MINNEAPOLIS — Lindsay Whalen took the stage in the middle of Minnesota's Williams Arena where she once wowed crowds with slick passing and fearless shooting, wearing a gray suit and the typical laid-back off-the-court demeanor that has helped make her one of the most approachable and popular sports stars in the state.
"This is cool," Whalen said, flashing a slight smile as she stepped behind the podium and let the excitement and the reality of her new job sink in.
Whalen's new team will undoubtedly discover more intensity once practices start.
"The Gopher women's basketball team has to be prepared for a very intense and competitive player," said Seimone Augustus, her WNBA teammate of eight years and counting with the Minnesota Lynx.
The Gophers are more than eager to experience it for themselves.
"She knows how to win. She's a champion. She knows how to get us there. I'm so positive that she's going to bring in great people," said guard Gadiva Hubbard, who gathered in the team meeting room on Thursday for the surprise announcement that Whalen, the homegrown point guard who led the Gophers to their only NCAA Final Four appearance in 2004, would be their new head coach.
"She has the 'it' factor, and you all know what I'm talking about when you're talking to her and spending time with her," said Minnesota athletic director Mark Coyle, who hired Whalen just three days after predecessor Marlene Stollings left for Texas Tech. "She exudes confidence."
Whalen will play for the Lynx this spring and summer, her 15th season in the league, before turning her full attention to running the program she was largely responsible for lifting out of the Big Ten's abyss.
"The university changed my life," Whalen said on Friday. "I want them to have that same experience. I want the women on the team to have that same feeling of running out into this building with 14,000 fans screaming and chanting, and then going to the Final Four."
She has long held the ambition of being a head coach, even at her alma mater, but not before her 36th birthday. The Lynx season opener is May 20. The WNBA Finals are scheduled this year to be done by Sept. 16. The Gophers begin fall practice in October.
"Timing is such a crazy thing. You never know. I didn't think it would be while I'm still playing in the WNBA, but what an opportunity that is," Whalen said.
Whalen was given a five-year contract, with an initial base salary of $400,000. While she's still under contract with the Lynx, according to a memorandum of understanding for the agreement provided by the university, her position won't be considered full time. Raises subject to Coyle's approval are scheduled to boost her salary to $547,391 by the fifth year, and her contract includes standard bonuses for academic and on-court performance by the team.
Coyle long kept Whalen on his short list of candidates for the job, as any AD does, hardly deterred by her lack of experience as a head coach or dual duty as a professional player.
"She is the Mount Rushmore, right? She'll be able to get into any living room," Coyle said. "The recruiting's the backbone of any program."

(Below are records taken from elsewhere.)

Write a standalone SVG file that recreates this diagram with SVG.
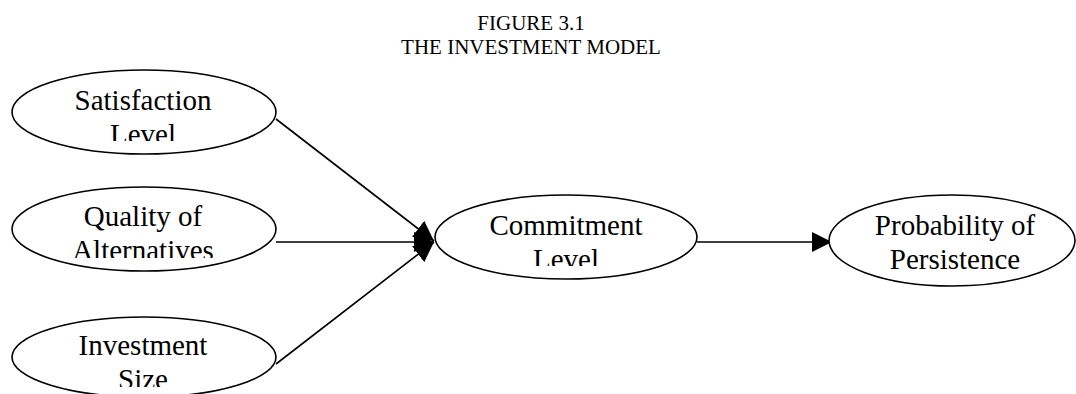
<svg xmlns="http://www.w3.org/2000/svg" width="1076" height="394" viewBox="0 0 1076 394">
<style>
.bg{fill:#ffffff}
.node{fill:#ffffff;stroke:#000000;stroke-width:1.6}
.lbl{font-family:"Liberation Serif","Times New Roman",serif;font-size:29px;fill:#000000;text-anchor:middle}
.title{font-family:"Liberation Serif","Times New Roman",serif;font-size:21px;fill:#000000;text-anchor:middle}
.edge{stroke:#000000;stroke-width:1.6;fill:none;marker-end:url(#arrow)}
</style>
<defs>
<marker id="arrow" markerUnits="userSpaceOnUse" markerWidth="20" markerHeight="20" refX="20" refY="10" orient="auto" viewBox="0 0 20 20">
<path d="M0,0 L20,10 L0,20 z" fill="#000000"/>
</marker>
<clipPath id="c-sat"><rect x="0" y="60" width="300" height="81"/></clipPath>
<clipPath id="c-qual"><rect x="0" y="180" width="300" height="78"/></clipPath>
<clipPath id="c-inv"><rect x="0" y="300" width="300" height="87"/></clipPath>
<clipPath id="c-com"><rect x="420" y="180" width="300" height="86"/></clipPath>
</defs>
<rect class="bg" x="0" y="0" width="1076" height="394"/>
<g id="title">
<text class="title" x="531" y="30">FIGURE 3.1</text>
<text class="title" x="531" y="54">THE INVESTMENT MODEL</text>
</g>
<g id="connectors">
<line class="edge" x1="276" y1="119" x2="434" y2="241"/>
<line class="edge" x1="276" y1="242" x2="434" y2="242"/>
<line class="edge" x1="276" y1="364" x2="434" y2="242"/>
<line class="edge" x1="697" y1="242" x2="832" y2="242"/>
</g>
<g id="satisfaction">
<ellipse class="node" cx="144" cy="112" rx="132" ry="42"/>
<g clip-path="url(#c-sat)">
<text class="lbl" x="143" y="110">Satisfaction</text>
<text class="lbl" x="143" y="144">Level</text>
</g>
</g>
<g id="quality">
<ellipse class="node" cx="144" cy="229" rx="132" ry="42"/>
<g clip-path="url(#c-qual)">
<text class="lbl" x="143" y="226">Quality of</text>
<text class="lbl" x="143" y="260">Alternatives</text>
</g>
</g>
<g id="investment">
<ellipse class="node" cx="144" cy="357" rx="132" ry="40"/>
<g clip-path="url(#c-inv)">
<text class="lbl" x="143" y="355">Investment</text>
<text class="lbl" x="143" y="389">Size</text>
</g>
</g>
<g id="commitment">
<ellipse class="node" cx="566" cy="237" rx="131" ry="42"/>
<g clip-path="url(#c-com)">
<text class="lbl" x="566" y="235">Commitment</text>
<text class="lbl" x="566" y="269">Level</text>
</g>
</g>
<g id="probability">
<ellipse class="node" cx="952" cy="240.5" rx="123" ry="45.5"/>
<text class="lbl" x="955" y="235">Probability of</text>
<text class="lbl" x="955" y="269">Persistence</text>
</g>
</svg>
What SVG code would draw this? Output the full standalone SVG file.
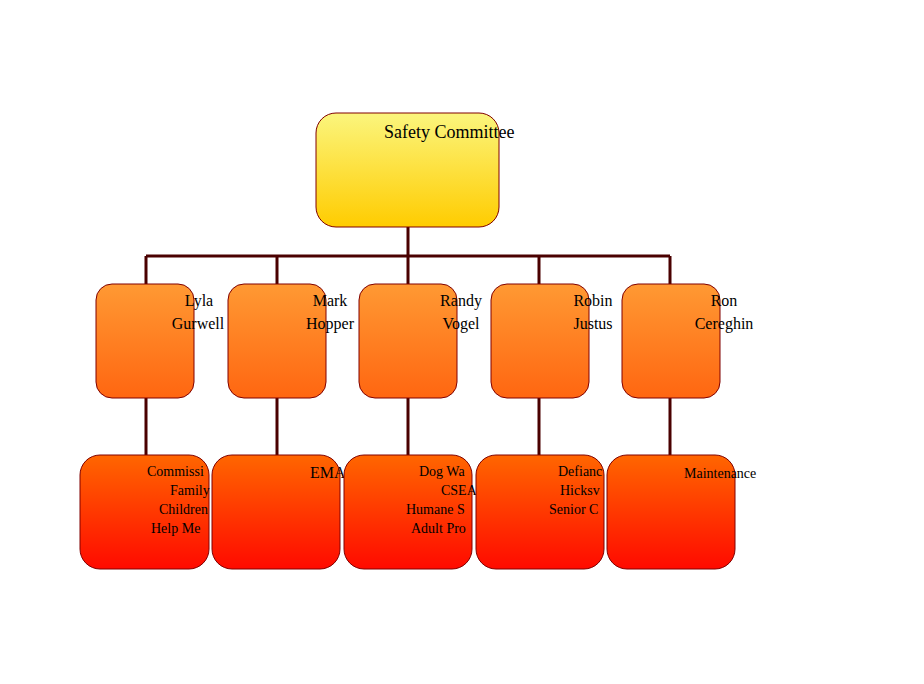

Whalen and the Lynx have won three WNBA championships in the last six years. She'll play the 2018 season for sure and assess her playing career on a year-by-year basis after that. Whalen, who won Olympic gold medals in 2012 and 2016, decided this winter she's done with international competition.
The Gophers reached the NCAA Tournament only once in program history until Whalen arrived from Hutchinson, a small town about an hour's drive west of Minneapolis, and came to inspire a generation of young girls in Minnesota to love the sport.
After the Gophers reached the Sweet 16 of the NCAA Tournament her junior year, she returned from a broken hand to help lead them to the program's only Final Four appearance as a senior. In 10 career NCAA Tournament games, Whalen averaged 20.2 points while the Gophers went 7-3. In the 15 seasons since she left, the Gophers have been back to the NCAA Tournament only six times, going 4-6. They went twice in four years under Stollings.
"There are a ton of great players in this state. We're going to do our best to make sure those players are wanting to stay home," Whalen said.